## What the task asks
Give the material once more, word for word, without any images.
=-=-=
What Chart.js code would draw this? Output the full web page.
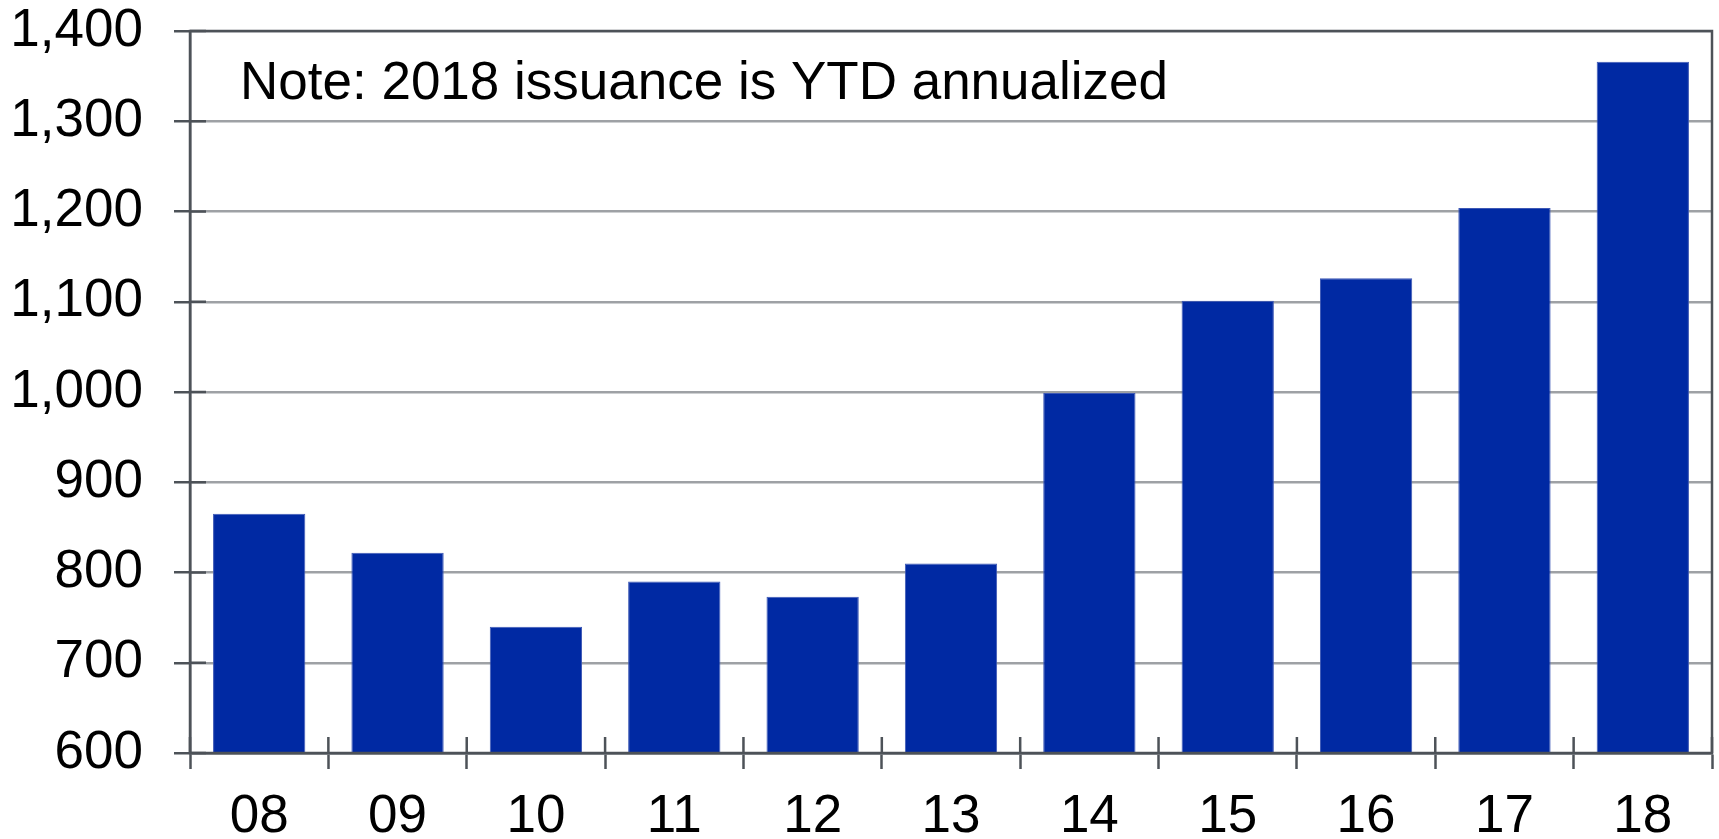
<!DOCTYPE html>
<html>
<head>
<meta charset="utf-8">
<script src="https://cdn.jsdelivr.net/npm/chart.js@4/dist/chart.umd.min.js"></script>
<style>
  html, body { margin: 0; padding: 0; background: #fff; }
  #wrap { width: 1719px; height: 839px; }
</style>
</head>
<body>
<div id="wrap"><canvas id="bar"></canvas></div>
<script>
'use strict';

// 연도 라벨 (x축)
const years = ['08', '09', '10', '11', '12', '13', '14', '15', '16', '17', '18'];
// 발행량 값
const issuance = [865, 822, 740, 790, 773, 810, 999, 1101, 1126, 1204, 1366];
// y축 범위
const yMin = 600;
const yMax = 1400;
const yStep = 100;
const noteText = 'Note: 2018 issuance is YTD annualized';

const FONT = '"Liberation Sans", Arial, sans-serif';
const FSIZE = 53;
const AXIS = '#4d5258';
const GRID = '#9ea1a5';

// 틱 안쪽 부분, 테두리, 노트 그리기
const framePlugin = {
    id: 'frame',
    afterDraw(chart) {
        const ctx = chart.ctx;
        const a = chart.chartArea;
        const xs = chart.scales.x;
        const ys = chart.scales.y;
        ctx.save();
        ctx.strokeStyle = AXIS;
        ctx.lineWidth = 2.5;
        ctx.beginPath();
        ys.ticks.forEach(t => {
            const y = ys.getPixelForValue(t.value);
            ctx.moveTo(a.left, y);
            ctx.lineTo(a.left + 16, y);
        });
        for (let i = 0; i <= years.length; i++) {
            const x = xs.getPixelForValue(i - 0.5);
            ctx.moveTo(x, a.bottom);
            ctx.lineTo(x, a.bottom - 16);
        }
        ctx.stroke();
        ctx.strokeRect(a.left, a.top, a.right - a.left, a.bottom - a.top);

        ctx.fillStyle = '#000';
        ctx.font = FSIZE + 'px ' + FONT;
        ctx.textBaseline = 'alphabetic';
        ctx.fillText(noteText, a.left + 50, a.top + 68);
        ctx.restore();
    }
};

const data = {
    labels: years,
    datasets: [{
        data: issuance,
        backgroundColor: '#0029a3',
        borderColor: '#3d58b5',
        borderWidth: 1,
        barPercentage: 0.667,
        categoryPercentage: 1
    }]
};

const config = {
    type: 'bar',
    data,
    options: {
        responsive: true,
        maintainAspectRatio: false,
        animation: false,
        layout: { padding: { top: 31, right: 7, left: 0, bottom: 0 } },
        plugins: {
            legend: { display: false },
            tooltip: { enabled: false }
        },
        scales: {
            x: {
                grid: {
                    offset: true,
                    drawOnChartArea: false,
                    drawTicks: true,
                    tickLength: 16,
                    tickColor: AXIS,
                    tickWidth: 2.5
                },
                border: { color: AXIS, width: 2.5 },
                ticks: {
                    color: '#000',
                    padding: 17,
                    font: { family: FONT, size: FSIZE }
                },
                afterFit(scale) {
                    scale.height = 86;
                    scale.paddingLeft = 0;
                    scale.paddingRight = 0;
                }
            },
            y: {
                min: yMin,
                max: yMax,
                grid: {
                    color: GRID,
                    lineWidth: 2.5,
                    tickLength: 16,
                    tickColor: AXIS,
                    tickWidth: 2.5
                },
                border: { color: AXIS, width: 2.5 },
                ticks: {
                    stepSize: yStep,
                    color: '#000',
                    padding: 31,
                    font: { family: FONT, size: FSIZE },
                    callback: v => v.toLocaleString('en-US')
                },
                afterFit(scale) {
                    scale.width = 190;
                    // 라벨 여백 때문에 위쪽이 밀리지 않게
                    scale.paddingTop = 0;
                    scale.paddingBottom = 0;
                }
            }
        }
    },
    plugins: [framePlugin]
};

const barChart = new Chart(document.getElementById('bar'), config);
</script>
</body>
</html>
=-=-=
## Worked answer
What Chart.js code would draw this? Output the full web page.
<!DOCTYPE html>
<html>
<head>
<meta charset="utf-8">
<script src="https://cdn.jsdelivr.net/npm/chart.js@4/dist/chart.umd.min.js"></script>
<style>
  html, body { margin: 0; padding: 0; background: #fff; }
  #wrap { width: 1719px; height: 839px; }
</style>
</head>
<body>
<div id="wrap"><canvas id="bar"></canvas></div>
<script>
'use strict';

// 연도 라벨 (x축)
const years = ['08', '09', '10', '11', '12', '13', '14', '15', '16', '17', '18'];
// 발행량 값
const issuance = [865, 822, 740, 790, 773, 810, 999, 1101, 1126, 1204, 1366];
// y축 범위
const yMin = 600;
const yMax = 1400;
const yStep = 100;
const noteText = 'Note: 2018 issuance is YTD annualized';

const FONT = '"Liberation Sans", Arial, sans-serif';
const FSIZE = 53;
const AXIS = '#4d5258';
const GRID = '#9ea1a5';

// 틱 안쪽 부분, 테두리, 노트 그리기
const framePlugin = {
    id: 'frame',
    afterDraw(chart) {
        const ctx = chart.ctx;
        const a = chart.chartArea;
        const xs = chart.scales.x;
        const ys = chart.scales.y;
        ctx.save();
        ctx.strokeStyle = AXIS;
        ctx.lineWidth = 2.5;
        ctx.beginPath();
        ys.ticks.forEach(t => {
            const y = ys.getPixelForValue(t.value);
            ctx.moveTo(a.left, y);
            ctx.lineTo(a.left + 16, y);
        });
        for (let i = 0; i <= years.length; i++) {
            const x = xs.getPixelForValue(i - 0.5);
            ctx.moveTo(x, a.bottom);
            ctx.lineTo(x, a.bottom - 16);
        }
        ctx.stroke();
        ctx.strokeRect(a.left, a.top, a.right - a.left, a.bottom - a.top);

        ctx.fillStyle = '#000';
        ctx.font = FSIZE + 'px ' + FONT;
        ctx.textBaseline = 'alphabetic';
        ctx.fillText(noteText, a.left + 50, a.top + 68);
        ctx.restore();
    }
};

const data = {
    labels: years,
    datasets: [{
        data: issuance,
        backgroundColor: '#0029a3',
        borderColor: '#3d58b5',
        borderWidth: 1,
        barPercentage: 0.667,
        categoryPercentage: 1
    }]
};

const config = {
    type: 'bar',
    data,
    options: {
        responsive: true,
        maintainAspectRatio: false,
        animation: false,
        layout: { padding: { top: 31, right: 7, left: 0, bottom: 0 } },
        plugins: {
            legend: { display: false },
            tooltip: { enabled: false }
        },
        scales: {
            x: {
                grid: {
                    offset: true,
                    drawOnChartArea: false,
                    drawTicks: true,
                    tickLength: 16,
                    tickColor: AXIS,
                    tickWidth: 2.5
                },
                border: { color: AXIS, width: 2.5 },
                ticks: {
                    color: '#000',
                    padding: 17,
                    font: { family: FONT, size: FSIZE }
                },
                afterFit(scale) {
                    scale.height = 86;
                    scale.paddingLeft = 0;
                    scale.paddingRight = 0;
                }
            },
            y: {
                min: yMin,
                max: yMax,
                grid: {
                    color: GRID,
                    lineWidth: 2.5,
                    tickLength: 16,
                    tickColor: AXIS,
                    tickWidth: 2.5
                },
                border: { color: AXIS, width: 2.5 },
                ticks: {
                    stepSize: yStep,
                    color: '#000',
                    padding: 31,
                    font: { family: FONT, size: FSIZE },
                    callback: v => v.toLocaleString('en-US')
                },
                afterFit(scale) {
                    scale.width = 190;
                    // 라벨 여백 때문에 위쪽이 밀리지 않게
                    scale.paddingTop = 0;
                    scale.paddingBottom = 0;
                }
            }
        }
    },
    plugins: [framePlugin]
};

const barChart = new Chart(document.getElementById('bar'), config);
</script>
</body>
</html>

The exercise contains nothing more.